(begin)
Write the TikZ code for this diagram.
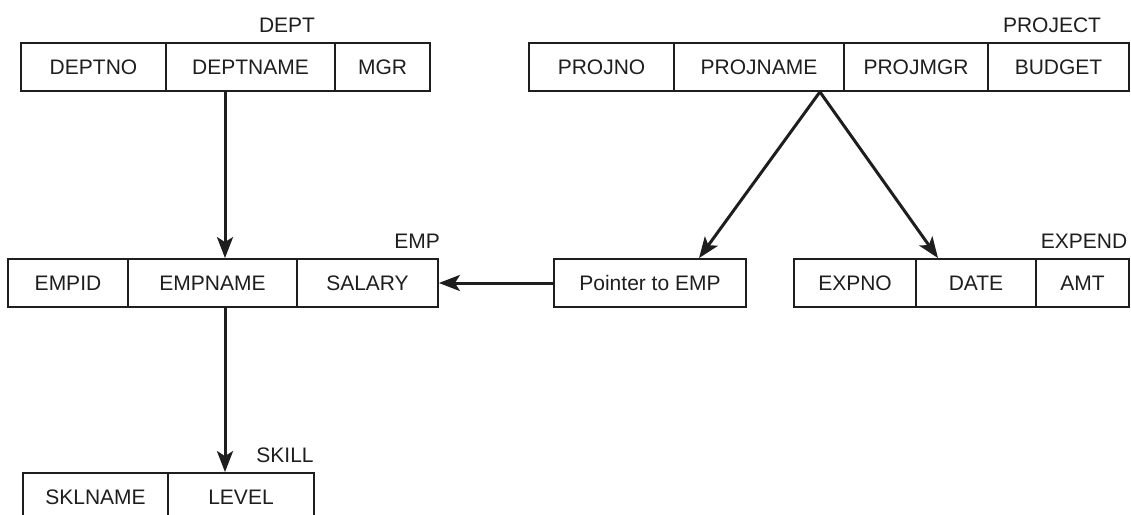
\documentclass[tikz,border=0pt]{standalone}
\usepackage{fontspec}
\setmainfont{Liberation Sans}
\usetikzlibrary{arrows.meta}
\definecolor{ink}{HTML}{1E1E1E}
\tikzset{
  cell/.style={draw=ink, line width=1.8pt, minimum height=48pt, inner sep=0pt, text=ink, font=\fontsize{21}{24}\selectfont},
  tlabel/.style={anchor=base, inner sep=0pt, text=ink, font=\fontsize{21}{24}\selectfont},
  arr/.style={draw=ink, line width=3pt, -{Stealth[length=21pt,width=16pt,inset=5pt]}}
}
\newcommand{\cellat}[5]{\node[cell, minimum width=#3-#2] (#1) at ({(#2+#3)/2},#4) {#5};}
\begin{document}
\begin{tikzpicture}[x=1pt,y=-1pt]
\useasboundingbox (0,0) rectangle (1131,514);
% DEPT
\cellat{d1}{21}{166}{67}{DEPTNO}
\cellat{d2}{166}{335}{67}{DEPTNAME}
\cellat{d3}{335}{430}{67}{MGR}
\node[tlabel] (dlab) at (287,32) {DEPT};
% PROJECT
\cellat{p1}{529}{674}{67}{PROJNO}
\cellat{p2}{674}{844}{67}{PROJNAME}
\cellat{p3}{844}{988}{67}{PROJMGR}
\cellat{p4}{988}{1129}{67}{BUDGET}
\node[tlabel] (plab) at (1052,32) {PROJECT};
% EMP
\cellat{e1}{8}{128}{283}{EMPID}
\cellat{e2}{128}{297}{283}{EMPNAME}
\cellat{e3}{297}{438}{283}{SALARY}
\node[tlabel] (elab) at (417,248) {EMP};
% Pointer
\cellat{ptr}{554}{746}{283}{Pointer to EMP}
% EXPEND
\cellat{x1}{794}{916}{283}{EXPNO}
\cellat{x2}{916}{1036}{283}{DATE}
\cellat{x3}{1036}{1129}{283}{AMT}
\node[tlabel] (xlab) at (1084,248) {EXPEND};
% SKILL
\cellat{s1}{23}{168}{497}{SKLNAME}
\cellat{s2}{168}{314}{497}{LEVEL}
\node[tlabel] (slab) at (285,462) {SKILL};
% connectors
\draw[arr] ([xshift=-25.5pt]d2.south) -- ([xshift=-25.5pt]d2.south |- e2.north);
\draw[arr] ([xshift=12.5pt]e2.south) -- ([xshift=12.5pt]e2.south |- s2.north);
\draw[arr] (ptr.west) -- (e3.east);
\draw[arr] ([xshift=-25pt]p2.south east) -- ([xshift=49pt]ptr.north);
\draw[arr] ([xshift=-25pt]p2.south east) -- ([xshift=-38pt]x2.north);
\end{tikzpicture}
\end{document}
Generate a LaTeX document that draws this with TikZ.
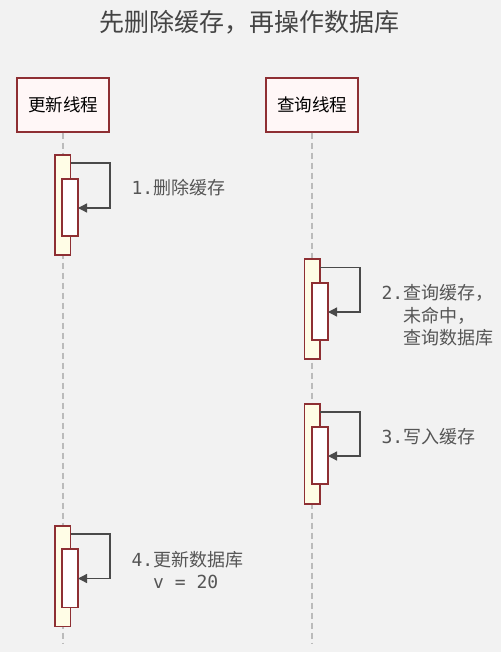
\documentclass[tikz,border=0pt]{standalone}
\usepackage{fontspec}
\setmainfont{Noto Sans CJK SC}
\newfontfamily\cjk{Noto Sans CJK SC}
\newfontfamily\monof{DejaVu Sans Mono}
\usetikzlibrary{arrows.meta}
\definecolor{bg}{HTML}{F2F2F2}
\definecolor{dred}{HTML}{8E2F33}
\definecolor{actfill}{HTML}{FFFDE6}
\definecolor{lbl}{HTML}{555555}
\definecolor{ttl}{HTML}{444444}
\definecolor{lifec}{HTML}{BBBBBB}
\definecolor{arr}{HTML}{4A4A4A}
\tikzset{
  actor/.style={draw=dred, line width=1.2pt, fill=white!97!red, minimum width=92pt, minimum height=54pt, font=\fontsize{17.5}{20}\selectfont\cjk, text=black},
  lifeline/.style={draw=lifec, line width=1.5pt, dash pattern=on 6pt off 4pt},
  outerbar/.style={draw=dred, line width=1.2pt, fill=actfill},
  innerbar/.style={draw=dred, line width=1.2pt, fill=white},
  selfmsg/.style={draw=arr, line width=1.3pt, -{Triangle[length=9pt,width=9pt]}},
  note/.style={font=\fontsize{18}{22.5}\selectfont, text=lbl, anchor=west, align=left},
}
\begin{document}
\begin{tikzpicture}[x=1pt,y=-1pt]
\fill[bg] (0,0) rectangle (501,652);
\useasboundingbox (0,0) rectangle (501,652);
\node[font=\fontsize{25}{28}\selectfont\cjk, text=ttl] (title) at (249,22) {先删除缓存，再操作数据库};
\node[actor] (A) at (63,105) {更新线程};
\node[actor] (B) at (312,105) {查询线程};
\coordinate (Aend) at (63,643);
\coordinate (Bend) at (312,643);
\draw[lifeline] (A.south) -- (Aend);
\draw[lifeline] (B.south) -- (Bend);
% activation 1
\draw[outerbar] (55,155) rectangle (70.5,255);
\draw[innerbar] (62,179) rectangle (78,236);
\coordinate (s1) at (70.5,163);
\coordinate (c1a) at (110,163);
\coordinate (c1b) at (110,208);
\coordinate (e1) at (78,208);
\draw[selfmsg] (s1) -- (c1a) -- (c1b) -- (e1);
\node[note] (n1) at (128,188) {{\monof 1.}删除缓存};
% activation 2
\draw[outerbar] (304.5,259) rectangle (320,359);
\draw[innerbar] (312,283) rectangle (328,340);
\coordinate (s2) at (320,267.5);
\coordinate (c2a) at (360,267.5);
\coordinate (c2b) at (360,312);
\coordinate (e2) at (328,312);
\draw[selfmsg] (s2) -- (c2a) -- (c2b) -- (e2);
\node[note] (n2) at (378,315.5) {{\monof 2.}查询缓存，\\\hspace*{21.7pt}未命中，\\\hspace*{21.7pt}查询数据库};
% activation 3
\draw[outerbar] (304.5,404) rectangle (320,504);
\draw[innerbar] (312,427) rectangle (328,484);
\coordinate (s3) at (320,412);
\coordinate (c3a) at (360,412);
\coordinate (c3b) at (360,456);
\coordinate (e3) at (328,456);
\draw[selfmsg] (s3) -- (c3a) -- (c3b) -- (e3);
\node[note] (n3) at (378,436.5) {{\monof 3.}写入缓存};
% activation 4
\draw[outerbar] (55,526) rectangle (70.5,626.5);
\draw[innerbar] (62,549) rectangle (78,607.5);
\coordinate (s4) at (70.5,534);
\coordinate (c4a) at (110,534);
\coordinate (c4b) at (110,578.5);
\coordinate (e4) at (78,578.5);
\draw[selfmsg] (s4) -- (c4a) -- (c4b) -- (e4);
\node[note] (n4) at (128,570) {{\monof 4.}更新数据库\\\hspace*{21.7pt}{\monof v = 20}};
\end{tikzpicture}
\end{document}
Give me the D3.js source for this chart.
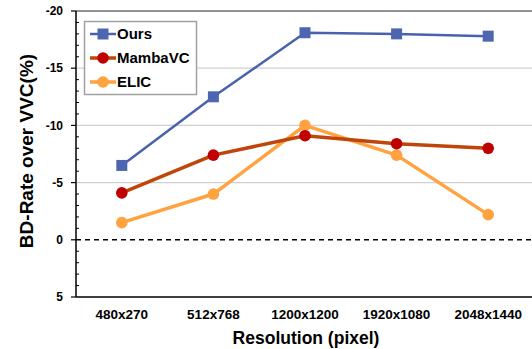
<!DOCTYPE html>
<html>
<head>
<meta charset="utf-8">
<script src="https://cdn.jsdelivr.net/npm/d3@7"></script>
<style>
  html, body { margin:0; padding:0; background:#fff; }
  svg { display:block; font-family:"Liberation Sans", Arial, sans-serif; font-weight:bold; }
</style>
</head>
<body>
<svg id="chart" width="532" height="349"></svg>
<script>
const categories = ['480x270', '512x768', '1200x1200', '1920x1080', '2048x1440'];
const ours    = [-6.5, -12.5, -18.1, -18.0, -17.8];
const mambavc = [-4.1, -7.4, -9.1, -8.4, -8.0];
const elic    = [-1.5, -4.0, -10.0, -7.4, -2.2];
const yTicks  = [-20, -15, -10, -5, 0, 5];

const series = [
  { name:'Ours',    values:ours,    line:'#4A62AD', mark:'#4E66B0', width:2.5, shape:'square' },
  { name:'MambaVC', values:mambavc, line:'#C0450A', mark:'#C00000', width:3.5, shape:'circle' },
  { name:'ELIC',    values:elic,    line:'#FFA23F', mark:'#FFA23F', width:3.5, shape:'circle' }
];

const M = { top:11, right:0, bottom:52, left:76 };
const W = 532, H = 349;
const svg = d3.select('#chart');

const x = d3.scaleBand().domain(categories).range([M.left, 534]);
const y = d3.scaleLinear().domain([-20, 5]).range([M.top, H - M.bottom]);
const cx = c => x(c) + x.bandwidth() / 2;

// gridlines
svg.append('g')
  .selectAll('line')
  .data(yTicks.filter(t => t !== 0 && t !== 5))
  .join('line')
    .attr('x1', M.left).attr('x2', W)
    .attr('y1', d => y(d)).attr('y2', d => y(d))
    .attr('stroke', d => d === -20 ? '#6e6e6e' : '#d0d0d0')
    .attr('stroke-width', d => d === -20 ? 1.5 : 1.2);

// zero line
svg.append('line')
  .attr('x1', M.left).attr('x2', W)
  .attr('y1', y(0)).attr('y2', y(0))
  .attr('stroke', '#000').attr('stroke-width', 1.5)
  .attr('stroke-dasharray', '5,4');

// y axis
const yAxis = svg.append('g');
yAxis.append('line')
  .attr('x1', M.left).attr('x2', M.left)
  .attr('y1', y(-20)).attr('y2', y(5))
  .attr('stroke', '#000').attr('stroke-width', 1.5);
yAxis.selectAll('line.minor')
  .data(d3.range(-20, 5.01, 1).filter(v => v % 5 !== 0))
  .join('line')
    .attr('class', 'minor')
    .attr('x1', M.left).attr('x2', M.left + 3)
    .attr('y1', d => y(d)).attr('y2', d => y(d))
    .attr('stroke', '#000').attr('stroke-width', 1);
yAxis.selectAll('line.major')
  .data(yTicks)
  .join('line')
    .attr('class', 'major')
    .attr('x1', M.left - 5).attr('x2', M.left)
    .attr('y1', d => y(d)).attr('y2', d => y(d))
    .attr('stroke', '#000').attr('stroke-width', 1.2);
yAxis.selectAll('text')
  .data(yTicks)
  .join('text')
    .attr('x', M.left - 13).attr('y', d => y(d)).attr('dy', '0.35em')
    .attr('text-anchor', 'end').attr('font-size', 12)
    .text(d => d);

// x axis
svg.append('line')
  .attr('x1', M.left).attr('x2', W)
  .attr('y1', y(5)).attr('y2', y(5))
  .attr('stroke', '#000').attr('stroke-width', 1.5);
svg.append('g')
  .selectAll('text')
  .data(categories)
  .join('text')
    .attr('x', d => cx(d)).attr('y', 319)
    .attr('text-anchor', 'middle').attr('font-size', 13.5)
    .text(d => d);

// titles
svg.append('text')
  .attr('x', 306).attr('y', 344)
  .attr('text-anchor', 'middle').attr('font-size', 17.5)
  .text('Resolution (pixel)');
svg.append('text')
  .attr('transform', 'translate(33,151) rotate(-90)')
  .attr('text-anchor', 'middle').attr('font-size', 19)
  .text('BD-Rate over VVC(%)');

// lines + markers
const line = d3.line().x((d, i) => cx(categories[i])).y(d => y(d));

function marker(g, s, px, py) {
  if (s.shape === 'square') {
    g.append('rect').attr('x', px - 5.5).attr('y', py - 5.5)
      .attr('width', 11).attr('height', 11).attr('fill', s.mark);
  } else {
    g.append('circle').attr('cx', px).attr('cy', py).attr('r', 5.8).attr('fill', s.mark);
  }
}

// draw back to front: ELIC, MambaVC, Ours
[series[2], series[1], series[0]].forEach(s => {
  const g = svg.append('g');
  g.append('path')
    .attr('d', line(s.values))
    .attr('fill', 'none')
    .attr('stroke', s.line)
    .attr('stroke-width', s.width)
    .attr('stroke-linejoin', 'round');
  s.values.forEach((v, i) => marker(g, s, cx(categories[i]), y(v)));
});

// legend
const lg = svg.append('g');
lg.append('rect')
  .attr('x', 84.5).attr('y', 21.5).attr('width', 112).attr('height', 73)
  .attr('fill', '#fff').attr('stroke', '#a0a0a0').attr('stroke-width', 1.5);
series.forEach((s, i) => {
  const ly = 34 + i * 24;
  lg.append('line')
    .attr('x1', 90).attr('x2', 116).attr('y1', ly).attr('y2', ly)
    .attr('stroke', s.line).attr('stroke-width', s.width);
  marker(lg, s, 103, ly);
  lg.append('text')
    .attr('x', 117).attr('y', ly).attr('dy', '0.36em')
    .attr('font-size', 15)
    .text(s.name);
});
</script>
</body>
</html>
(end)
What is required:
For the entries above, count the lines that contain the string "chart", and state that number without further comment.

Finished task:
3